> [Task statement] Return only the lines from the top of the data down to the one that holds "i) => downColors[i]);", both included, without any pictures.

>> Start Information shown

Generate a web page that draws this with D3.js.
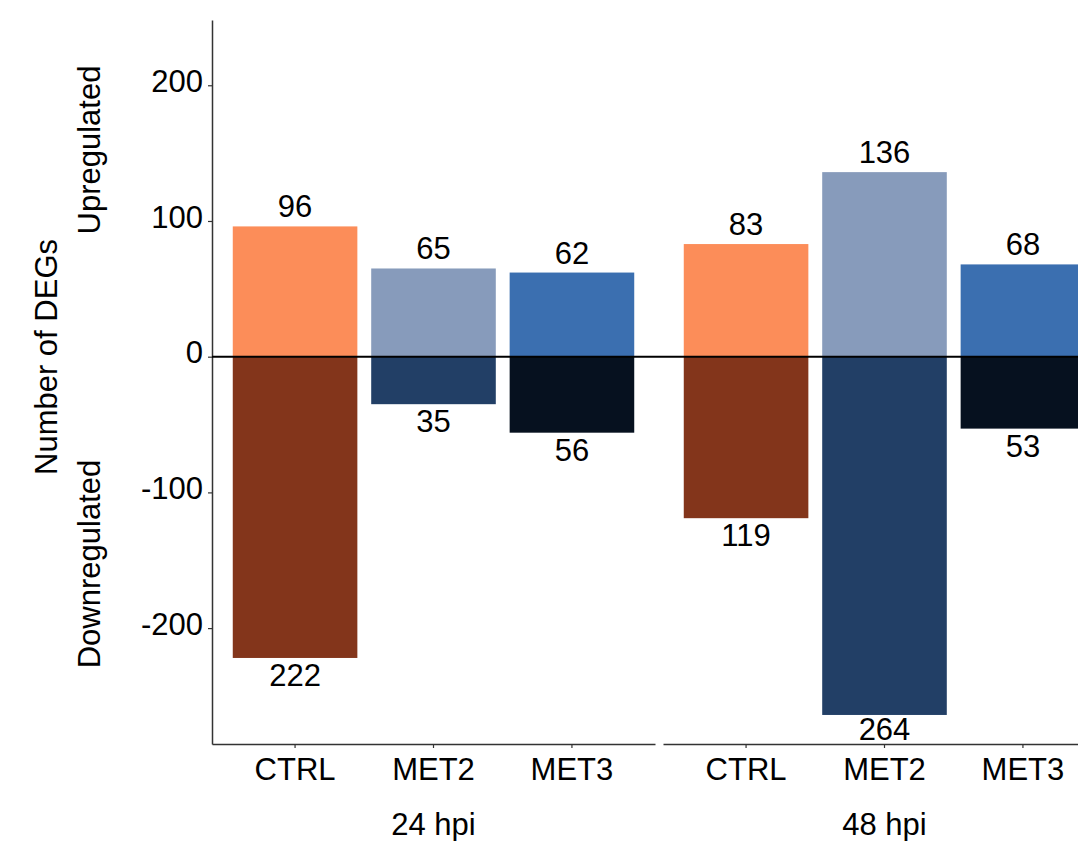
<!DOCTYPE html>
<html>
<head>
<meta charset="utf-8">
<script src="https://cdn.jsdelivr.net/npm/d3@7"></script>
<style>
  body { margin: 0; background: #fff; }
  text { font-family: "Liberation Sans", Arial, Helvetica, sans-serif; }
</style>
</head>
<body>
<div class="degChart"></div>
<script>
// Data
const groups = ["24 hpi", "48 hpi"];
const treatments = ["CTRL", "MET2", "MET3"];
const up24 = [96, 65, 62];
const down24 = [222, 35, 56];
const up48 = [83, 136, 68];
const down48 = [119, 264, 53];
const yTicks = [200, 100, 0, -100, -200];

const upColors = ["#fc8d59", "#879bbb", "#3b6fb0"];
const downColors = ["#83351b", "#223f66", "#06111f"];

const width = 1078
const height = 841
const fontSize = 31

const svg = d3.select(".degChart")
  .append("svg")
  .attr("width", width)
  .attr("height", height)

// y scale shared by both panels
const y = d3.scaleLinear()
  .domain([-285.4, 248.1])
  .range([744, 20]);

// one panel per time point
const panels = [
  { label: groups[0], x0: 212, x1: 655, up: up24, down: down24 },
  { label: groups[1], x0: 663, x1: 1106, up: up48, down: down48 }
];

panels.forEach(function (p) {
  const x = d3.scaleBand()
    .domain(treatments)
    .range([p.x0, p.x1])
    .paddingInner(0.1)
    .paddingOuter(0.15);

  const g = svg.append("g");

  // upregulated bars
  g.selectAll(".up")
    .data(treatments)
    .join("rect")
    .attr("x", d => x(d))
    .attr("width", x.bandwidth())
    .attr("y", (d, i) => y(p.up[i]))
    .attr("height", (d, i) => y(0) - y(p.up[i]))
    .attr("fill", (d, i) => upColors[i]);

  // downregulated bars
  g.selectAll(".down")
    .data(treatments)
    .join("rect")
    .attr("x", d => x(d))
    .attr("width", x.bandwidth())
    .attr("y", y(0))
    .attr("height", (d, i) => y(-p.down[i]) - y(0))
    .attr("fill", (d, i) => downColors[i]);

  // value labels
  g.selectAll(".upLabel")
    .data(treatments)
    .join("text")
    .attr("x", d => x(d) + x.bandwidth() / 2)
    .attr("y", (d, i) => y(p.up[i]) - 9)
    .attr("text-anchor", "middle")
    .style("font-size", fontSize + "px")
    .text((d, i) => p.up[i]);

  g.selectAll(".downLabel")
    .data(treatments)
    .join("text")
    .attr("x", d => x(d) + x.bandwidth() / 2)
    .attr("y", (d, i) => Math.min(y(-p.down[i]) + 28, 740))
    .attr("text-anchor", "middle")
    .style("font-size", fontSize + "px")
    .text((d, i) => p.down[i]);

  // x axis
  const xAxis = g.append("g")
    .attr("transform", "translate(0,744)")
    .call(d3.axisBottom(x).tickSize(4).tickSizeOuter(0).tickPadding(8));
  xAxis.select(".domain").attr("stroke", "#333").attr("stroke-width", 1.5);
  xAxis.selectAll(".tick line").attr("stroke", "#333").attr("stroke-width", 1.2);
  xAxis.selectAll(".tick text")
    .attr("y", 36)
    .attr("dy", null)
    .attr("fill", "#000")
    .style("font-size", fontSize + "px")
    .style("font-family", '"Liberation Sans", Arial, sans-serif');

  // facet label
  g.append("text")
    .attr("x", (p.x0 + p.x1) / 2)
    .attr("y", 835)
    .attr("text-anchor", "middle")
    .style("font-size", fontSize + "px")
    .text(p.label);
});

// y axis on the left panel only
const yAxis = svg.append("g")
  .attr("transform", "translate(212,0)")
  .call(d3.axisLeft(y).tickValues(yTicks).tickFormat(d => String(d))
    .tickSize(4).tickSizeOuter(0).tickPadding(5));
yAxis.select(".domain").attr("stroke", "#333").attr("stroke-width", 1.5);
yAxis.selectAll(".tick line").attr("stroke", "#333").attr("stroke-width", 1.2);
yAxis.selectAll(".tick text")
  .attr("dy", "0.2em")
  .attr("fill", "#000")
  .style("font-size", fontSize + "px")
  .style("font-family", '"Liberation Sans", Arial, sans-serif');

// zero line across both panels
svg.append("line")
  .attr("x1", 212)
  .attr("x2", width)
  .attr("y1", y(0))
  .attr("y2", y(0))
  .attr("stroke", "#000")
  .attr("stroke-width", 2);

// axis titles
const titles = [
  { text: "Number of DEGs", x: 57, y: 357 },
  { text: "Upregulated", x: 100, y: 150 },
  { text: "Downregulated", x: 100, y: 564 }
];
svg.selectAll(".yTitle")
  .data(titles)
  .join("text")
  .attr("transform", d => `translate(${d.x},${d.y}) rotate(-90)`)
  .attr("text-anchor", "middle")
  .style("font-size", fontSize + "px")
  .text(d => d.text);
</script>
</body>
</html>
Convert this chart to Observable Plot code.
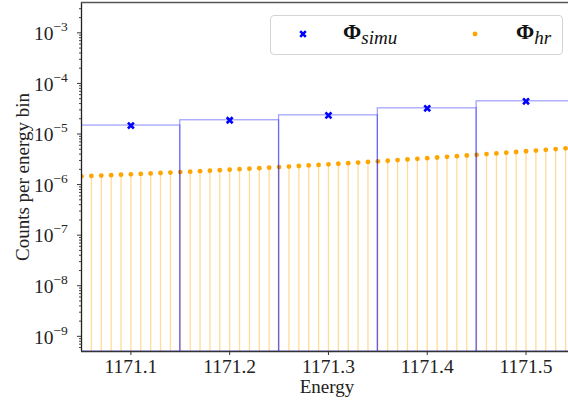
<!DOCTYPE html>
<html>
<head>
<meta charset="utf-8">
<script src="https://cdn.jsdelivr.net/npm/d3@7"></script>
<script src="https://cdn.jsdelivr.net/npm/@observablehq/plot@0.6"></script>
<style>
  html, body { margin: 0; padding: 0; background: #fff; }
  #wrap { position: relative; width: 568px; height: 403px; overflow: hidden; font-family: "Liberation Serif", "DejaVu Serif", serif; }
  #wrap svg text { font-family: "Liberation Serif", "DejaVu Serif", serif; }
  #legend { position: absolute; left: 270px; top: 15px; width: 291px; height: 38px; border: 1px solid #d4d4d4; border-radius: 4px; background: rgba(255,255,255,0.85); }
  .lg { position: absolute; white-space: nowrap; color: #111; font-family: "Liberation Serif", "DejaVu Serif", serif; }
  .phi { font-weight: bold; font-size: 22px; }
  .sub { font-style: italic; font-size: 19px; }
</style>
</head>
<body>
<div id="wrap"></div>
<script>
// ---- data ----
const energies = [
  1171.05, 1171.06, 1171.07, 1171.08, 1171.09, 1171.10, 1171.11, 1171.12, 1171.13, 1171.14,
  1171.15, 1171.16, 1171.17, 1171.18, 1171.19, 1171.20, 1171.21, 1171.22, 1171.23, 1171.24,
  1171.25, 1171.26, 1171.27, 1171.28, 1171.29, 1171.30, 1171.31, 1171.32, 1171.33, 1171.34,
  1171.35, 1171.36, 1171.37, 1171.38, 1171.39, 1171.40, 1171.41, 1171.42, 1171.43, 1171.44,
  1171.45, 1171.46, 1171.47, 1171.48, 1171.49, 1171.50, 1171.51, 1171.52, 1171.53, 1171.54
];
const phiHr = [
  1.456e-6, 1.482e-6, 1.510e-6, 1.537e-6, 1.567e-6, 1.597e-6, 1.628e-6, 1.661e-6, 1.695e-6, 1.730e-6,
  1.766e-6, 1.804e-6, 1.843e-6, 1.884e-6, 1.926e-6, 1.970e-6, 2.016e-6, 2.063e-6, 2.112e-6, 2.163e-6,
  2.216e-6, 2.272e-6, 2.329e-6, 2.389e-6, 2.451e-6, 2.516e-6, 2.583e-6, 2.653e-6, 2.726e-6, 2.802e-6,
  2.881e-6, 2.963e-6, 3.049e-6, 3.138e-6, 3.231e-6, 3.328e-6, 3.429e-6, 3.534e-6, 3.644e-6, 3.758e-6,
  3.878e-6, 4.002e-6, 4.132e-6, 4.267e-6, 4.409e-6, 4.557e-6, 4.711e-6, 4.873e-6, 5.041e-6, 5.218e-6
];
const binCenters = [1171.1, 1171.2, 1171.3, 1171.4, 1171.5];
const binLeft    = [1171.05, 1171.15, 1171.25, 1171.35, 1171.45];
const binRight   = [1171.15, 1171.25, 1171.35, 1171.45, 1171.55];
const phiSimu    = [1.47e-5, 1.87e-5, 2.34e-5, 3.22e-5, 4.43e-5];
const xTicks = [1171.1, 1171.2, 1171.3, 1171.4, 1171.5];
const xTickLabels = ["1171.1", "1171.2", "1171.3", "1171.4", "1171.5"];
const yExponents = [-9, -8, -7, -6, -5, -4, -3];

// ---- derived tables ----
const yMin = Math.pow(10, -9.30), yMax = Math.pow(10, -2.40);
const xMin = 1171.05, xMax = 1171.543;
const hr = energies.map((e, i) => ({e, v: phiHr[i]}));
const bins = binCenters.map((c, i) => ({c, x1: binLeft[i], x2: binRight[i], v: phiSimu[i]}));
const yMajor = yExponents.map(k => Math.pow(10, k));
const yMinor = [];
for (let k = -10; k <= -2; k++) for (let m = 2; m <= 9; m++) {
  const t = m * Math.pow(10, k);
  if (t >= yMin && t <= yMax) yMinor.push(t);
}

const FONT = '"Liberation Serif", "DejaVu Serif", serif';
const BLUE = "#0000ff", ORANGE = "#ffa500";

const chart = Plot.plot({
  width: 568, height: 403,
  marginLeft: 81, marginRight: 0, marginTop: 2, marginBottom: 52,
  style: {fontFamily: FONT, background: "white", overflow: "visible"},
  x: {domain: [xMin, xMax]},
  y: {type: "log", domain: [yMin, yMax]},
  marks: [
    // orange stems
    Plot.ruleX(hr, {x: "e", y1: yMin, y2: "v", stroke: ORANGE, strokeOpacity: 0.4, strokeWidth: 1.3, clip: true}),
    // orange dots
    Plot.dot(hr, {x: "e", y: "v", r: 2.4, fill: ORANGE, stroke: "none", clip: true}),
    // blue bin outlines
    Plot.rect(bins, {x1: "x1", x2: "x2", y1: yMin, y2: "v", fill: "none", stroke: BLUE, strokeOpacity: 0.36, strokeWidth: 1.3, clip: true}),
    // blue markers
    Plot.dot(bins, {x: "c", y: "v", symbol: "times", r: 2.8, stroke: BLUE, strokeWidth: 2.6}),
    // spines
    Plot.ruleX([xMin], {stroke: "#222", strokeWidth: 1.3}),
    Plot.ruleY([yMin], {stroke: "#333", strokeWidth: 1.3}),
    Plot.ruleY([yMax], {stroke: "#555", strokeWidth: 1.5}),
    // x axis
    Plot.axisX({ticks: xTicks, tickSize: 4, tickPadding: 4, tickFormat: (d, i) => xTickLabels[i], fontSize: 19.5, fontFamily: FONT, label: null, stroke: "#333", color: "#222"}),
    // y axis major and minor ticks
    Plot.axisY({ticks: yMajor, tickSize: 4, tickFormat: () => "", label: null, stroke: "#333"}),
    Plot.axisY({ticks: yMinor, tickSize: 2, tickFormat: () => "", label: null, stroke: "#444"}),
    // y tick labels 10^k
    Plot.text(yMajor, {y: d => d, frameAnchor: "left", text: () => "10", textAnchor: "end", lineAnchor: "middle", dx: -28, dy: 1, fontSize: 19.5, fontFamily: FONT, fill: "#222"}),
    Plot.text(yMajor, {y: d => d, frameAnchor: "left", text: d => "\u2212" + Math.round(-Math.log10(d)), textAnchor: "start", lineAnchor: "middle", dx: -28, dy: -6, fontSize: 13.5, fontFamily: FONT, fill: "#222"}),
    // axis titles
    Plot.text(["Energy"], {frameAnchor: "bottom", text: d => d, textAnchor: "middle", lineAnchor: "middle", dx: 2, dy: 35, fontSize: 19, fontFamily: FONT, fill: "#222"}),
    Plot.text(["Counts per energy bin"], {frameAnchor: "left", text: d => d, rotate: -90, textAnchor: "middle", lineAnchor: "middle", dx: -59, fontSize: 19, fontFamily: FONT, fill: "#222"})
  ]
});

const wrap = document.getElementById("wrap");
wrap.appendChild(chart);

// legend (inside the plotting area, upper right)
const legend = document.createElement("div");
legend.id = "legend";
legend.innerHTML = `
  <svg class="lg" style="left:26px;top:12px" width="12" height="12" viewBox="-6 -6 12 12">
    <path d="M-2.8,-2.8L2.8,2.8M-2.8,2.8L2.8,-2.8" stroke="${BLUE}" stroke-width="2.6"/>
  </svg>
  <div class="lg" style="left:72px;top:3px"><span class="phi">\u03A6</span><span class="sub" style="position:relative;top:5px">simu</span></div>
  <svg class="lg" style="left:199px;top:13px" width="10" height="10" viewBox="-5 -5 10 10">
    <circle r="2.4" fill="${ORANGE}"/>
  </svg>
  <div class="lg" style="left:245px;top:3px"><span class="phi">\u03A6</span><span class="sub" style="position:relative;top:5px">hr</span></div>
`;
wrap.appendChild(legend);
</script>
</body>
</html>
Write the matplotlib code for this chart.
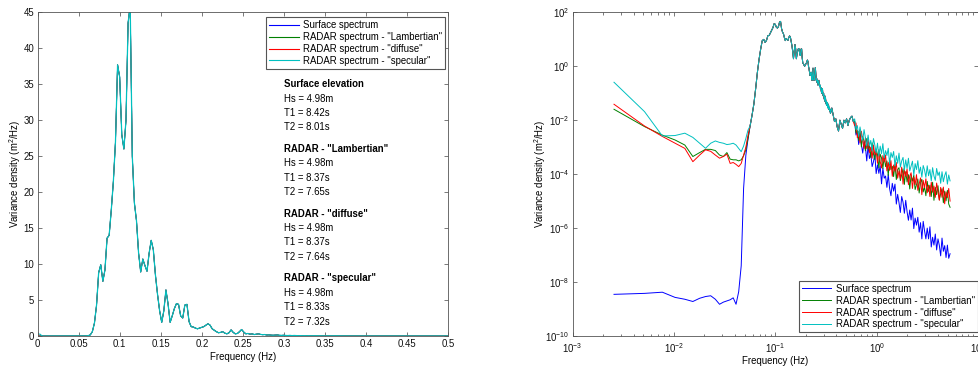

>> End Information shown

> [Complete output]
Generate a web page that draws this with D3.js.
<!DOCTYPE html>
<html>
<head>
<meta charset="utf-8">
<script src="https://cdn.jsdelivr.net/npm/d3@7"></script>
<style>
  body { margin: 0; background: #fff; }
  text { font-family: "Liberation Sans", Arial, Helvetica, sans-serif; }
</style>
</head>
<body>
<div class="degChart"></div>
<script>
// Data
const groups = ["24 hpi", "48 hpi"];
const treatments = ["CTRL", "MET2", "MET3"];
const up24 = [96, 65, 62];
const down24 = [222, 35, 56];
const up48 = [83, 136, 68];
const down48 = [119, 264, 53];
const yTicks = [200, 100, 0, -100, -200];

const upColors = ["#fc8d59", "#879bbb", "#3b6fb0"];
const downColors = ["#83351b", "#223f66", "#06111f"];

const width = 1078
const height = 841
const fontSize = 31

const svg = d3.select(".degChart")
  .append("svg")
  .attr("width", width)
  .attr("height", height)

// y scale shared by both panels
const y = d3.scaleLinear()
  .domain([-285.4, 248.1])
  .range([744, 20]);

// one panel per time point
const panels = [
  { label: groups[0], x0: 212, x1: 655, up: up24, down: down24 },
  { label: groups[1], x0: 663, x1: 1106, up: up48, down: down48 }
];

panels.forEach(function (p) {
  const x = d3.scaleBand()
    .domain(treatments)
    .range([p.x0, p.x1])
    .paddingInner(0.1)
    .paddingOuter(0.15);

  const g = svg.append("g");

  // upregulated bars
  g.selectAll(".up")
    .data(treatments)
    .join("rect")
    .attr("x", d => x(d))
    .attr("width", x.bandwidth())
    .attr("y", (d, i) => y(p.up[i]))
    .attr("height", (d, i) => y(0) - y(p.up[i]))
    .attr("fill", (d, i) => upColors[i]);

  // downregulated bars
  g.selectAll(".down")
    .data(treatments)
    .join("rect")
    .attr("x", d => x(d))
    .attr("width", x.bandwidth())
    .attr("y", y(0))
    .attr("height", (d, i) => y(-p.down[i]) - y(0))
    .attr("fill", (d, i) => downColors[i]);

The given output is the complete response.